I try to run a democracy here, but I am the chief cook and dishwasher.

Aria to the Goldberg

In a rare moment of organization, I labeled part of a tape on which I found this recording of the Aria of the Goldberg Variations and the first variation as made on May 9, 2001. There’s no significance to the date other than the fact that I wrote it down. I would have been able to tell from the quality of the recording and the background noise (a leaf blower was prominent on the first part of the tape) that it was recorded back at my old apartment. So the sound quality isn’t superb. But there’s a few nice singers.

There’s a House Finch singing right off the top, and then a White-Throated Sparrow seems to be trying out his song here and there throughout the rest of the aria and the first variation. At the end of the first variation, a chorus of House Sparrows cheers. At least they sound cheery.
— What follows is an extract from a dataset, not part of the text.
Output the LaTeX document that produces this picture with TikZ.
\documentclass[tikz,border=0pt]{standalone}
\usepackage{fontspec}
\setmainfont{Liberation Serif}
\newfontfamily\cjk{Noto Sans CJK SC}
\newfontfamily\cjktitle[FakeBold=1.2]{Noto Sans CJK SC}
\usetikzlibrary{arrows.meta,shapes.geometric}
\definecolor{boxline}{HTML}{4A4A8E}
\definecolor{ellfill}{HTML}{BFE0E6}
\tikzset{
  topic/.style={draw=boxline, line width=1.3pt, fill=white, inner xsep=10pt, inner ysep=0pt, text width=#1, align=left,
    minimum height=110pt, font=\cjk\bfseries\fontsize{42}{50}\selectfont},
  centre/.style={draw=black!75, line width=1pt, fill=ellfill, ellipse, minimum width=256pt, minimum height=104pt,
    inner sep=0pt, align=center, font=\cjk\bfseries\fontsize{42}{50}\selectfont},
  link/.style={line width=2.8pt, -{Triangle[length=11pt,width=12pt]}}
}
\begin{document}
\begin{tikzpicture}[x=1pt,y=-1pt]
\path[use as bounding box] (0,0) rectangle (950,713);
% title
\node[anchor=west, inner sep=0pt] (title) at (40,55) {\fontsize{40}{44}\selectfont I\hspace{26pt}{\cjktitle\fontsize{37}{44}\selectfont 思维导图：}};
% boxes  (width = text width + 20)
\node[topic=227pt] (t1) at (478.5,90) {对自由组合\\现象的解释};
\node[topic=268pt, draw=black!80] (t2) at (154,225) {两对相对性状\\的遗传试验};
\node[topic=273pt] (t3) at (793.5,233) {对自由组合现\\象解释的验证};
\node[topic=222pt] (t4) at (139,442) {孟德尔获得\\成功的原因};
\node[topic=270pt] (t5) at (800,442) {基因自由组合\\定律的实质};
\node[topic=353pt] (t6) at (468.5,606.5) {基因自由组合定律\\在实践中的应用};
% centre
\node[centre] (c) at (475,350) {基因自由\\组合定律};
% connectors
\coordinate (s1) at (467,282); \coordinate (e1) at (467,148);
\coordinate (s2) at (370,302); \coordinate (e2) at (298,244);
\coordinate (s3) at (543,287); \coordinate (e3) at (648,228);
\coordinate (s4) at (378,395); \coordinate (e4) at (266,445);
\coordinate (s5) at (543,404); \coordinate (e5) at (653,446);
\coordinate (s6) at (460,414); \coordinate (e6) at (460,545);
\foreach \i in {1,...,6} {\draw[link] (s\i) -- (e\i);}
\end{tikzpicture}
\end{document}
I found this House Finch picture while I was waiting to make the MP3 file.

Male House Finch

And a picture of a White-Throated Sparrow taken in the spring, when he’s more likely to be singing.

White-Throated Sparrow

Listening back to the Goldberg I’m reminded of the first time I saw Vladimir Feltsman play it at Symphony Center. Not because I sound anything like him, but how much easier it was to play the first variation after observing his fingering.
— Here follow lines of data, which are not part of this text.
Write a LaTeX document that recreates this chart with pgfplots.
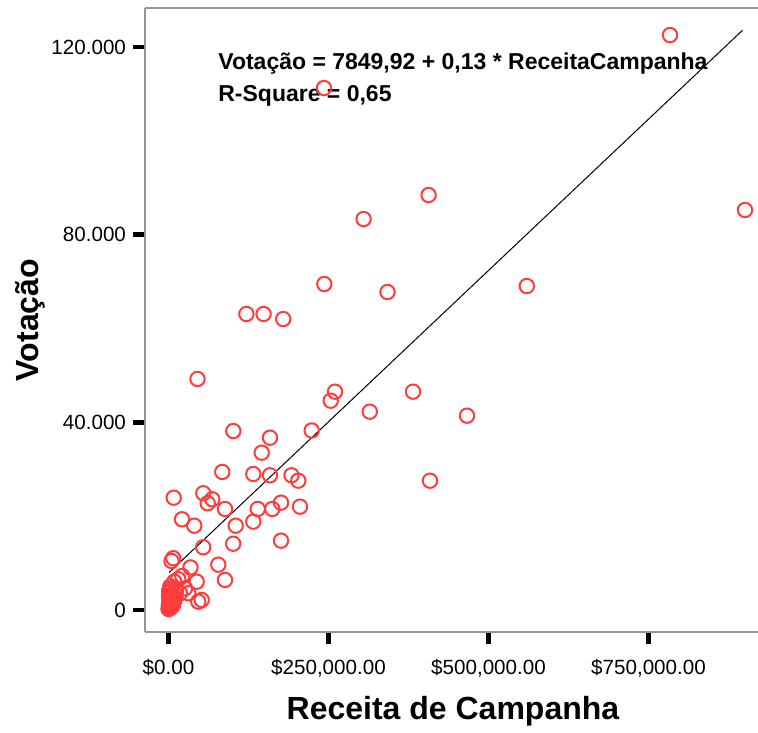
\documentclass[border=0pt]{standalone}
\usepackage{pgfplots}
\pgfplotsset{compat=1.18}
\usepackage{pgfplotstable}
\usepackage{fontspec}
\setmainfont{Liberation Sans}
\definecolor{ptred}{RGB}{255,60,60}
\definecolor{axgray}{RGB}{150,150,150}

\pgfplotstableread{
x y
783600 122530
242970 111240
406400 88440
304840 83320
900780 85240
243440 69470
559840 69040
342190 67770
121720 63080
148590 63080
179220 62010
45310 49230
260160 46520
253440 44600
382030 46520
314530 42260
466410 41410
101250 38140
223750 38250
158590 36720
145630 33520
408590 27550
84060 29410
132500 28980
158590 28700
192190 28700
202810 27550
8130 23930
54380 24870
68440 23590
61250 22740
88280 21520
139380 21520
162190 21520
175780 22870
205470 22010
21090 19330
40310 17960
105000 17960
132500 18820
175780 14770
101090 14110
54220 13360
7500 11020
4690 10440
77810 9650
34380 9060
88280 6390
44060 6030
21560 7250
15310 6540
9060 6030
25780 4620
46560 1770
51880 2130
30940 3560
17970 3560
500 300
1000 800
1500 1500
2000 2200
800 3000
3000 3800
2500 1000
4000 500
1200 2500
5000 1800
6000 2900
3500 4500
600 1200
7000 1000
9000 2000
200 200
1800 600
10000 3500
4500 3200
2800 5000
12000 4200
1000 4000
}\pts

\begin{document}
\begin{tikzpicture}
\begin{axis}[
  scale only axis,
  width=306.5pt, height=312pt,
  xmin=-36700, xmax=921100,
  ymin=-4700, ymax=128300,
  axis x line*=bottom, axis y line*=left,
  axis line style={axgray, line width=0.8pt},
  clip=false,
  xtick={0,250000,500000,750000},
  xticklabels={{\$0.00},{\$250,000.00},{\$500,000.00},{\$750,000.00}},
  ytick={0,40000,80000,120000},
  yticklabels={0,40.000,80.000,120.000},
  scaled ticks=false,
  tick align=outside,
  major tick length=6pt,
  minor tick num=0,
  every tick/.style={black, line width=2.3pt},
  tick label style={font=\fontsize{10.3}{12}\selectfont},
  xticklabel style={yshift=-4pt},
  /pgf/number format/assume math mode=true,
  xlabel={\bfseries Receita de Campanha},
  ylabel={\bfseries Votação},
  x label style={at={(axis description cs:0.5024,-0.1266)}, anchor=center, font=\fontsize{16}{19}\selectfont},
  y label style={at={(axis description cs:-0.1876,0.5)}, anchor=center, font=\fontsize{16}{19}\selectfont},
]
\draw[axgray, line width=0.8pt] (rel axis cs:0,1) -- (rel axis cs:1,1);
\addplot[black, line width=0.5pt] coordinates {(1000,7979) (897000,123563)};
\addplot[only marks, mark=o, mark size=3.6pt, mark options={draw=ptred, line width=1pt}] table[x=x,y=y] {\pts};
\node[anchor=west, font=\fontsize{11.5}{13}\selectfont\bfseries, inner sep=0pt] at (axis cs:77340,116560) {Votação = 7849,92 + 0,13 * ReceitaCampanha};
\node[anchor=west, font=\fontsize{11.5}{13}\selectfont\bfseries, inner sep=0pt] at (axis cs:77340,109530) {R-Square = 0,65};
\end{axis}
\pgfresetboundingbox
\path[use as bounding box] ([xshift=-72.5pt,yshift=-50.5pt]current axis.south west) rectangle ([yshift=4pt]current axis.north east);
\end{tikzpicture}
\end{document}
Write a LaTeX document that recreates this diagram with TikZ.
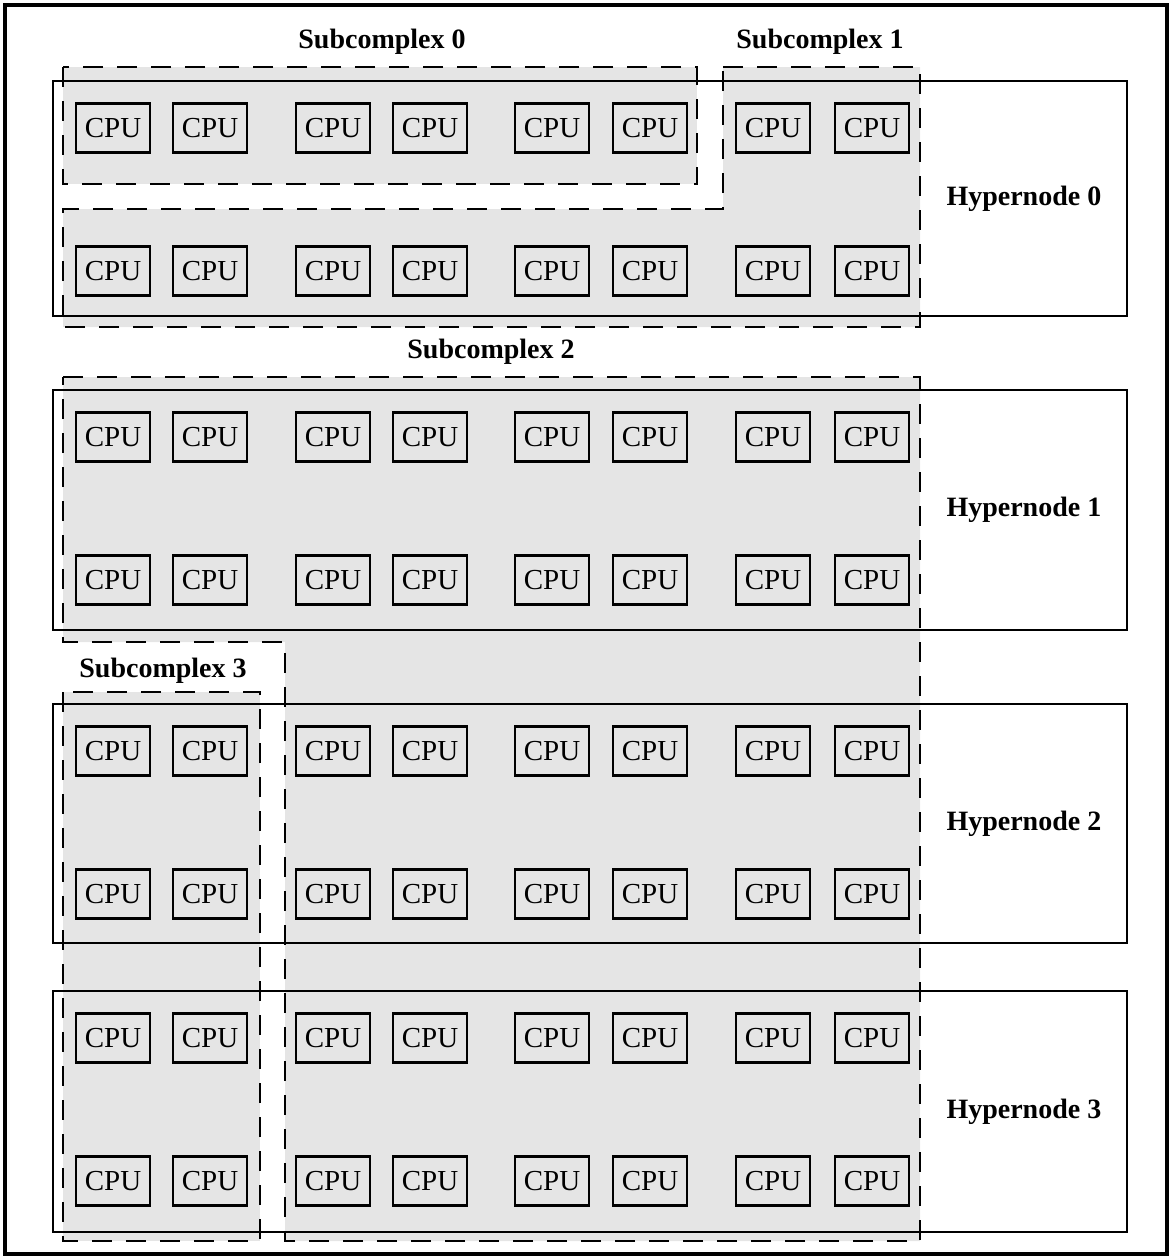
\documentclass[tikz,border=0pt]{standalone}
\usepackage{fontspec}
\setmainfont{Liberation Serif}
\usepackage{tikz}
\usetikzlibrary{positioning,calc}
\definecolor{shadecol}{gray}{0.9}

\begin{document}
\begin{tikzpicture}[x=0.5pt, y=-0.5pt,
  cpu/.style={draw, line width=1.1pt, minimum width=37pt, minimum height=24.5pt,
              inner sep=0pt, font=\fontsize{14.5}{16}\selectfont},
  hyper/.style={draw, line width=1.1pt, minimum width=537pt, inner sep=0pt},
  subcx/.style={draw, line width=1.1pt, dash pattern=on 10pt off 7pt, fill=shadecol},
  sublbl/.style={font=\fontsize{14}{16}\selectfont\bfseries, inner sep=0pt},
  hyplbl/.style={font=\fontsize{14}{16}\selectfont\bfseries, inner sep=0pt, anchor=west}
]
  \useasboundingbox (0,0) rectangle (1171,1259);
  \draw[line width=1.6pt] (5,5) rectangle (1167,1254);

  % subcomplexes
  \path[subcx] (63,67) rectangle (697,184);
  \path[subcx] (723,67) -- (920,67) -- (920,327) -- (63,327) -- (63,209) -- (723,209) -- cycle;
  \path[subcx] (63,377) -- (920,377) -- (920,1241) -- (285,1241) -- (285,642) -- (63,642) -- cycle;
  \path[subcx] (63,692) rectangle (260,1241);

  \node[sublbl] (sc0) at (382,42) {Subcomplex 0};
  \node[sublbl] (sc1) at (820,42) {Subcomplex 1};
  \node[sublbl] (sc2) at (491,352) {Subcomplex 2};
  \node[sublbl] (sc3) at (163,671) {Subcomplex 3};

  % hypernodes
  \foreach \k/\top/\bot in {0/81/316, 1/390/630, 2/704/943, 3/991/1232}{
    \pgfmathsetmacro{\ymid}{(\top+\bot)/2}
    \pgfmathsetmacro{\hgt}{(\bot-\top)/2}
    \node[hyper, minimum height=\hgt pt] (hn\k) at (590,\ymid) {};
    \node[hyplbl] (hlab\k) at ($(hn\k.east)+(-182,0)$) {Hypernode \k};
  }

  % cpus
  \foreach \k/\top in {0/81, 1/390, 2/704, 3/991}
    \foreach \r/\dy in {a/47, b/190}
      \foreach \c/\cx in {1/113, 2/210, 3/333, 4/430, 5/552, 6/650, 7/773, 8/872}
        \node[cpu] (cpu\k\r\c) at (\cx,\top+\dy) {CPU};
\end{tikzpicture}
\end{document}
Back to the “chorus” at the end. Here’s a picture of a House Sparrow. These birds are maligned and disrespected in this country for their uncanny ability to live better among us than the native species. But it was their welcoming attitude toward me that got me started observing birds, and I can’t totally write them off. You can learn a lot about bird behavior, and maybe even human behavior, if you hang out with these guys for a while. They are the ultimate opportunists.